While Larrier, who was re-elected Board of Health president at the meeting with a vote of 5-0, was pleased to hear that 145 feral cats had been spayed or neutered and vaccinated, she told Roe that Furry Hearts’ most recent report just doesn’t “do it.” Recalling problems with reporting that have been brought up many times prior by Committeeman Marlon K. Brownlee, Larrier told Roe that she needed numbers by which they could measure the success of TNR this year.

“We do need the numbers for the colonies,” Larrier said. “We can’t ascertain how well you’re doing with this project if we don’t know how many cats there are in the colonies — how many there were in the colonies.”

The rationale, as has been explained many times by Brownlee, is that if the township does not know how many cats there were to start with, the township can’t know how effective the program is; taking care of 145 cats via TNR means something very different depending on whether there were 1,000 or 10,000 feral cats in the township prior to the program.

“But now there’s no more kittens; that’s the thing,” Salene Sachs of Furry Hearts said at the meeting.

Furry Hearts did not respond to the News-Record’s request for comment.

As for counting the cats, that’s where it gets difficult. It has been argued by Furry Hearts representatives in the past, as well as TNR advocates in other towns, that it is nearly impossible to provide a cat-count due to issues such as cats roaming, reproduction and the sheer number. Sheila Plotnick, a volunteer with the Kearny TNR effort, told the News-Record in a Jan. 8 email that the difficulty faced by Kearny TNR, which also recently passed its one-year anniversary, comes from resources.

“I would say the biggest obstacle in counting feral cat populations would be the time and effort required from people who are already quite busy,” Plotnick said, describing Kearny’s TNR program, which is similar to Maplewood’s. “Everyone involved in TNR is a volunteer, all with career and/or families and/or other obligations in addition to whatever TNR work they take on.”

Nevertheless, some TNR organizations, like Kearny TNR, have taken a stab at quantifying their feral cat numbers.
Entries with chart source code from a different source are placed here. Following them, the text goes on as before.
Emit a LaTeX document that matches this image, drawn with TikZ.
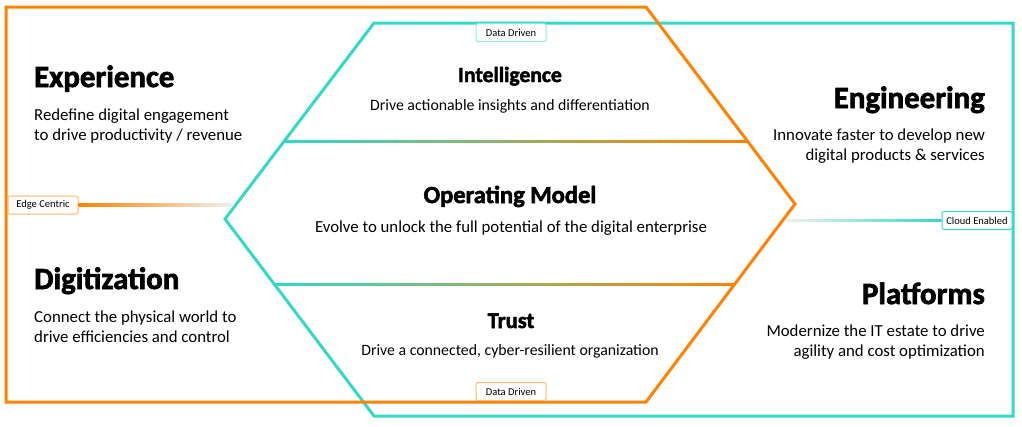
\documentclass[tikz,border=0pt]{standalone}
\usepackage{fontspec}
\setmainfont{Carlito}[BoldFeatures={FakeBold=2.2}]
\usepackage{tikz}

\definecolor{hpeorange}{HTML}{FF8300}
\definecolor{hpeteal}{HTML}{32D9C6}
\definecolor{hpemid}{HTML}{C8C49C}

\tikzset{
  sidetitle/.style={font=\bfseries\fontsize{30.8}{32}\selectfont, inner sep=0pt},
  midtitle/.style={font=\bfseries\fontsize{#1}{26}\selectfont, inner sep=0pt, anchor=base},
  sidebody/.style={font=\fontsize{16.8}{20}\selectfont, inner sep=0pt},
  midbody/.style={font=\fontsize{#1}{18}\selectfont, inner sep=0pt, anchor=base},
  tag/.style={draw, line width=1pt, rounded corners=1.5pt, fill=white,
    font=\fontsize{10.5}{11}\selectfont, inner sep=1pt, minimum width=70pt, minimum height=18pt},
  divider/.style={left color=hpeteal, middle color=hpemid, right color=hpeorange}
}

\begin{document}
\begin{tikzpicture}[x=1pt, y=-1pt]
        \useasboundingbox (0,0) rectangle (1022,426);

        % Teal frame and orange frame
        \draw [hpeteal, line width=3pt] (374,23) -- (1013,23) -- (1013,416) -- (374,416) -- (225,219) -- cycle;
        \draw [hpeorange, line width=3pt] (6,7) -- (646,7) -- (795,204) -- (646,402) -- (6,402) -- cycle;

        % Dividers of the middle hexagon
        \shade [divider] (285,140) rectangle (747,142.2);
        \shade [divider] (275,283) rectangle (735,285.2);

        % Tags and their lines
        \node [tag, draw=hpeorange!60] (edge) at (43,205) {Edge Centric};
        \shade [left color=hpeorange, right color=gray!12] ([yshift=1.2pt]edge.east) rectangle (233,206.2);
        \node [tag, draw=hpeteal] (cloud) at (977,220.5) {Cloud Enabled};
        \shade [left color=gray!12, right color=hpeteal] (787,219.8) rectangle ([yshift=-1.2pt]cloud.west);
        \node [tag, draw=hpeteal!55] (datatop) at (511,32.5) {Data Driven};
        \node [tag, draw=hpeorange!55] (databot) at (511,391.5) {Data Driven};

        % Left side
        \node [sidetitle, anchor=base west] (exp) at (34,87) {Experience};
        \node [sidebody, anchor=base west, align=left] (expt) at (34,140) {Redefine digital engagement\\to drive productivity / revenue};
        \node [sidetitle, anchor=base west] (dig) at (34,289) {Digitization};
        \node [sidebody, anchor=base west, align=left] (digt) at (34,342) {Connect the physical world to\\drive efficiencies and control};

        % Right side
        \node [sidetitle, anchor=base east] (eng) at (985,108) {Engineering};
        \node [sidebody, anchor=base east, align=right] (engt) at (985,160) {Innovate faster to develop new\\digital products \& services};
        \node [sidetitle, anchor=base east] (plat) at (985,304) {Platforms};
        \node [sidebody, anchor=base east, align=right] (platt) at (985,356) {Modernize the IT estate to drive\\agility and cost optimization};

        % Middle
        \node [midtitle=21.6] (intel) at (510,82) {Intelligence};
        \node [midbody=15.8] (intelt) at (510,110) {Drive actionable insights and differentiation};
        \node [midtitle=24.5] (opm) at (510,203) {Operating Model};
        \node [midbody=16.8] (opmt) at (511,232) {Evolve to unlock the full potential of the digital enterprise};
        \node [midtitle=22.5] (trust) at (511,328) {Trust};
        \node [midbody=15.8] (trustt) at (510,355) {Drive a connected, cyber-resilient organization};
\end{tikzpicture}
\end{document}
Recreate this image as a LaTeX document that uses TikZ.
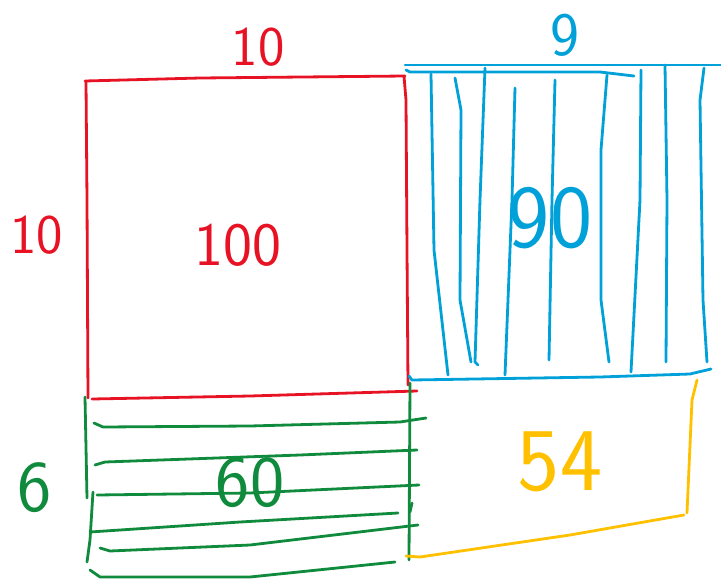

Plotnick explained that Kearny TNR did come up with an initial number, though the number was more of an estimate than a hard fact.

“The initial number was derived from estimations made by the people caring for — or otherwise aware of — the cats,” she said. “Feral cats will congregate around a food source and those food sources are almost always provided by human activity, whether intentional or not. So, between the kindly pre-TNR cat-feeders who proudly reported how many cats show up in their yard for the breakfast buffet every morning, and the restaurant owners who less tolerantly reported how many cats descended on their dumpsters every night, we were able to extrapolate a very rough estimation of how many free-roaming cats we had in Kearny. This information was gathered from anecdotal reports and also from records of calls to Animal Control.”

While not the most scientific process, it did create a base number by which Kearny officials could measure the success of Kearny TNR. Plotnick added, however, that the best way to count the cats is to count them as a township engages in TNR.

The other number Larrier requested had to do with the humans involved with Maplewood’s TNR program.

“I would like to know the exact number of caretakers,” Larrier said. “I understand that there are caretakers who are not officially caretakers. That’s not acceptable because, according to the ordinance, if you’re not a registered caretaker, you can’t do this.”

Larrier stressed the need to register all caretakers and then to cite all nonregistered caretakers for breaking the law.

Sachs, who said she prefers to call these people “caregivers,” said she had just recently registered another caretaker and would get the total number for Larrier.